Провинившийся старец смиренно поклонился настоятелю и, указывая молодым послушникам на беспамятного князя-разбойника, сказал:
— Помогите-ка, мне, недостойному, милые! Немощна плоть моя, сила оставила тело моё. Понесите-ка его, милые, в келейку мою… — Он снова поклонился в пояс настоятелю и добавил: — согрешил я, отче, согрешил, окаянный; прости ты меня, немощей моих ради!..
— Бог простит, — сурово ответил настоятель, — иди и впредь не греши! — Он внимательно проследил, как послушники подняли недужного разбойника и понесли его к одной из изобок-келий, а затем распорядился: — коня-то выводите, напоите, овса задайте, Божья тварь! А ты, молодец, — обратился он к Петру, — иди за мной!
Скоро в обители наступила прежняя, ничем не нарушаемая тишина. Словно в сон глубокий погрузились и люди, и лес, и тихое озерко. Только по далёкому небу плыли вечерние облака, гася последние отблески уже давно наступившего заката.

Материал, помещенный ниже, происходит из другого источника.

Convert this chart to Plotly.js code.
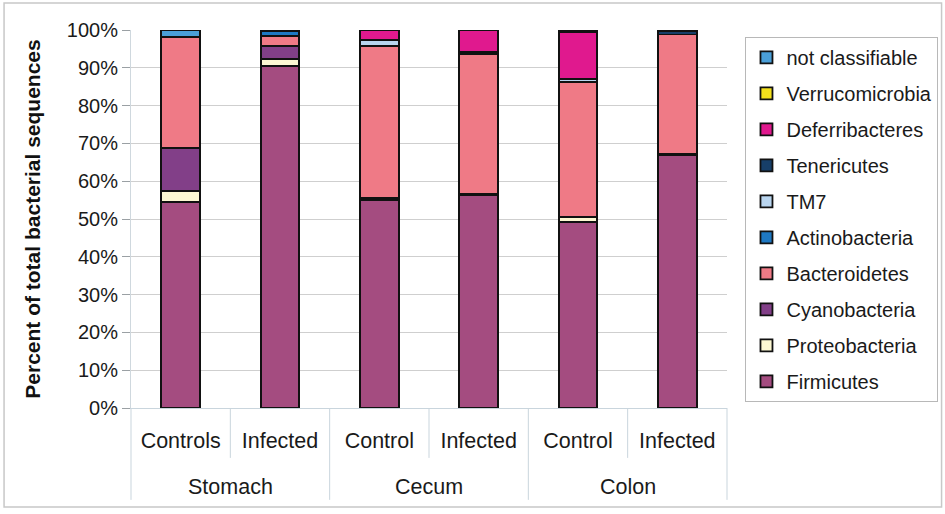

Наутро, чуть свет, Пётр был отпущен игуменом. Долго длилась накануне его тихая беседа со строгим настоятелем и всё, всё без утайки рассказал он старцу — и про себя, и про князя Василия Лукича Агадар-Ковранского, и про его горемычную жизнь. Этот рассказ не был покаянною исповедью, но был так же правдив, как она. И внимательно слушал старик-игумен, чувствуя, что искренни были слова этого простодушного богатыря, что в рассказе ничего он не пытался скрывать от своего сурового слушателя.

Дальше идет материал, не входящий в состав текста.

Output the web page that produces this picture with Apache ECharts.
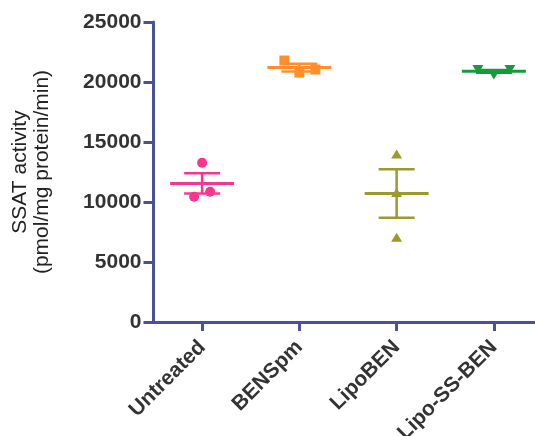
<!DOCTYPE html>
<html>
<head>
<meta charset="utf-8">
<script src="https://cdn.jsdelivr.net/npm/echarts@6/dist/echarts.min.js"></script>
<style>html,body{margin:0;padding:0;background:#fff;}#c{width:535px;height:436px;}</style>
</head>
<body>
<div id="c"></div>
<script>
// ---- data ----
const categories = ['Untreated', 'BENSpm', 'LipoBEN', 'Lipo-SS-BEN'];
const untreatedPts = [13270, 10440, 10860];
const benspmPts = [21790, 20790, 21040];
const lipobenPts = [14000, 10800, 7060];
const lipossbenPts = [21040, 20580, 21040];
const means = [11550, 21200, 10700, 20890];
const sems = [850, 330, 2020, 110];
const yTicks = [0, 5000, 10000, 15000, 20000, 25000];

// ---- styles ----
const colors = ['#F7378F', '#FF8F2C', '#9A9A2E', '#179A3C'];
const symbols = ['circle', 'rect', 'triangle', 'path://M0,0 L10,0 L5,9 Z'];
const symbolSizes = [[10, 10], [10, 10], [11, 9], [11, 9]];
const jitter = [[0, -8, 8], [-15, 0, 16], [0, 0, 0], [-16, 0, 16]];
const axisColor = '#4B5196';
const FONT = '"Liberation Sans", Arial, Helvetica, sans-serif';
const allPts = [untreatedPts, benspmPts, lipobenPts, lipossbenPts];

const chart = echarts.init(document.getElementById('c'), null, {renderer: 'canvas'});

const scatterSeries = allPts.map((pts, gi) => ({
  type: 'scatter',
  z: 5,
  symbol: symbols[gi],
  symbolSize: symbolSizes[gi],
  itemStyle: {color: colors[gi], opacity: 1},
  data: pts.map((v, k) => ({value: [categories[gi], v], symbolOffset: [jitter[gi][k], 0]})),
  silent: true
}));

const statSeries = {
  type: 'custom',
  z: 3,
  silent: true,
  data: means.map((m, i) => [i, m, sems[i]]),
  renderItem: function (params, api) {
    const i = api.value(0);
    const m = api.value(1);
    const s = api.value(2);
    const c = api.coord([i, m]);
    const hi = api.coord([i, m + s]);
    const lo = api.coord([i, m - s]);
    const col = colors[i];
    const half = 32, cap = 18;
    const st = {stroke: col, lineWidth: 3};
    return {
      type: 'group',
      children: [
        {type: 'line', shape: {x1: c[0] - half, y1: c[1], x2: c[0] + half, y2: c[1]}, style: st},
        {type: 'line', shape: {x1: c[0], y1: hi[1], x2: c[0], y2: lo[1]}, style: {stroke: col, lineWidth: 2.5}},
        {type: 'line', shape: {x1: c[0] - cap, y1: hi[1], x2: c[0] + cap, y2: hi[1]}, style: {stroke: col, lineWidth: 2.5}},
        {type: 'line', shape: {x1: c[0] - cap, y1: lo[1], x2: c[0] + cap, y2: lo[1]}, style: {stroke: col, lineWidth: 2.5}}
      ]
    };
  }
};

chart.setOption({
  animation: false,
  backgroundColor: '#fff',
  grid: {left: 153.5, top: 22, width: 389, height: 300, containLabel: false, outerBoundsMode: 'none'},
  xAxis: {
    type: 'category',
    data: categories,
    boundaryGap: true,
    axisLine: {show: true, lineStyle: {color: axisColor, width: 3}},
    axisTick: {show: true, alignWithLabel: true, length: 9, lineStyle: {color: axisColor, width: 3}},
    axisLabel: {
      rotate: 45, margin: 22, color: '#333', interval: 0,
      fontFamily: FONT, fontWeight: 'bold', fontSize: 21
    },
    splitLine: {show: false}
  },
  yAxis: {
    type: 'value',
    min: yTicks[0], max: yTicks[yTicks.length - 1], interval: yTicks[1] - yTicks[0],
    axisLine: {show: true, lineStyle: {color: axisColor, width: 3}},
    axisTick: {show: true, length: 10, lineStyle: {color: axisColor, width: 3}},
    axisLabel: {
      margin: 12, color: '#333', formatter: (v) => String(v),
      fontFamily: FONT, fontWeight: 'bold', fontSize: 21
    },
    splitLine: {show: false},
    name: 'SSAT activity\n(pmol/mg protein/min)',
    nameLocation: 'middle',
    nameRotate: 90,
    nameGap: 100,
    nameTextStyle: {color: '#222', fontFamily: FONT, fontSize: 21, lineHeight: 22}
  },
  series: [statSeries].concat(scatterSeries)
});
</script>
</body>
</html>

"Прост, как дитя, парень, — вздыхая, думал старик, — христиански незлобиво его сердце; как младенец он, а такие-то и Господу угодны"…
Отпуская, он благословил Петра и даже просфору ему дал, собственноручно вынутую.

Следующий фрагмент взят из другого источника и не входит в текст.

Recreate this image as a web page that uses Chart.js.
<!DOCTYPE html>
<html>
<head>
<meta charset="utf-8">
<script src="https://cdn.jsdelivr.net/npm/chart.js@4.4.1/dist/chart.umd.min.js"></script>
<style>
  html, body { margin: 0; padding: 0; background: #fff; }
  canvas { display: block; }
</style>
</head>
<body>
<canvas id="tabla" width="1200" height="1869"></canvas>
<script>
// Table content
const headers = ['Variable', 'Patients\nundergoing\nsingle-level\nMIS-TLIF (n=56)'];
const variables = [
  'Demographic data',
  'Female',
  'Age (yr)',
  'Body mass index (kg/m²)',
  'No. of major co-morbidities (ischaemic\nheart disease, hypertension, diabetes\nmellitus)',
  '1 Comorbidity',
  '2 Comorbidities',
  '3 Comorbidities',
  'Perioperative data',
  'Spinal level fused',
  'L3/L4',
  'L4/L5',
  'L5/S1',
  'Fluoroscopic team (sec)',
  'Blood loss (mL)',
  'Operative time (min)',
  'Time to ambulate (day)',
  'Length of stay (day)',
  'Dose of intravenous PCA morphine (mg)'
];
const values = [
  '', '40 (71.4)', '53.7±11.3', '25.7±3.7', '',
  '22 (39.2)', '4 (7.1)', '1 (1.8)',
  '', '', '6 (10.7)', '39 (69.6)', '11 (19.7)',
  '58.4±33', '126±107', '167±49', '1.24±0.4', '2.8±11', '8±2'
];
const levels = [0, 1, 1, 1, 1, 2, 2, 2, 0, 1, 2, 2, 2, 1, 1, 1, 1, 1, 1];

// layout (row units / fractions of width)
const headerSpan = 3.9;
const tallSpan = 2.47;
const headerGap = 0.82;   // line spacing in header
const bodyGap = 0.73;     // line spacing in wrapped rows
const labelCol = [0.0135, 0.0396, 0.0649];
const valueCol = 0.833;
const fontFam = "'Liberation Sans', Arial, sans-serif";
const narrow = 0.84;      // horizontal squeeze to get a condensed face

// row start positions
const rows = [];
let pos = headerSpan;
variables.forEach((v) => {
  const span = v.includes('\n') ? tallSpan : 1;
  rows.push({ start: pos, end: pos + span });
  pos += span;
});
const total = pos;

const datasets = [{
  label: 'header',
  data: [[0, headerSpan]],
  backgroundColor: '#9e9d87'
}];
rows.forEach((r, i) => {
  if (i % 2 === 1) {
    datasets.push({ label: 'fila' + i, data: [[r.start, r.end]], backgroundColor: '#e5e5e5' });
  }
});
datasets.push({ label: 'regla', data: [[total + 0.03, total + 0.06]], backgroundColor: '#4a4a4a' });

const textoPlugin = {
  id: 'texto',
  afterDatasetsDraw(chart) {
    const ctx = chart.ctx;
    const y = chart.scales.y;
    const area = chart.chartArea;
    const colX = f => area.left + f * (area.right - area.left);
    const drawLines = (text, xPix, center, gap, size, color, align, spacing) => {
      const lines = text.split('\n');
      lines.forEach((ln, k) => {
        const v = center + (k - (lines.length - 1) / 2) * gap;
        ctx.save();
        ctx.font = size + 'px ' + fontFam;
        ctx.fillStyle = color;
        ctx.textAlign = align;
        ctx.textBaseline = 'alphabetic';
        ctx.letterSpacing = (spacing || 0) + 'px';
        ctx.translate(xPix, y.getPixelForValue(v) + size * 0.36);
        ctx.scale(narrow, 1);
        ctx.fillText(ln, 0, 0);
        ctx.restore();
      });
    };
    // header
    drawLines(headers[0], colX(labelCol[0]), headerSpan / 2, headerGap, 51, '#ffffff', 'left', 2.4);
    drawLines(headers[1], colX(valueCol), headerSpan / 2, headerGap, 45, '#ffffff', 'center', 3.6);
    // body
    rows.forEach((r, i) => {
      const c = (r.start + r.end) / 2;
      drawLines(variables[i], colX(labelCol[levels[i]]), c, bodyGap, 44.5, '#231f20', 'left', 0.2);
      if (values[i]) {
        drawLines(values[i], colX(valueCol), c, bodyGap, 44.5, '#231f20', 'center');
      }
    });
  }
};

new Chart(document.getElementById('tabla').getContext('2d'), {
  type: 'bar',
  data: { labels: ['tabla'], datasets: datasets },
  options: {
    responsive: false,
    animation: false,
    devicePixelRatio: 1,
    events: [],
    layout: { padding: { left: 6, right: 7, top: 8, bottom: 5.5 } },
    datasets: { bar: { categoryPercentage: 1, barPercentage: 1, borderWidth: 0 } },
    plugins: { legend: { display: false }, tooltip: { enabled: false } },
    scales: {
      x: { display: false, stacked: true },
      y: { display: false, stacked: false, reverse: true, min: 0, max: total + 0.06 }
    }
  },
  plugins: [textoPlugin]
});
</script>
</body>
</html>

Жизнь опять замерла в обители после отъезда Петра. Изредка бороздил челнок инока-рыболова гладь тихого лесного озерка, а то не было видно по целым дням никого ни у ограды обители, ни на её тесном дворе. Только рано по утрам да под вечер созывал монах-звонарь ударами в било братию на молитву в убогий храм.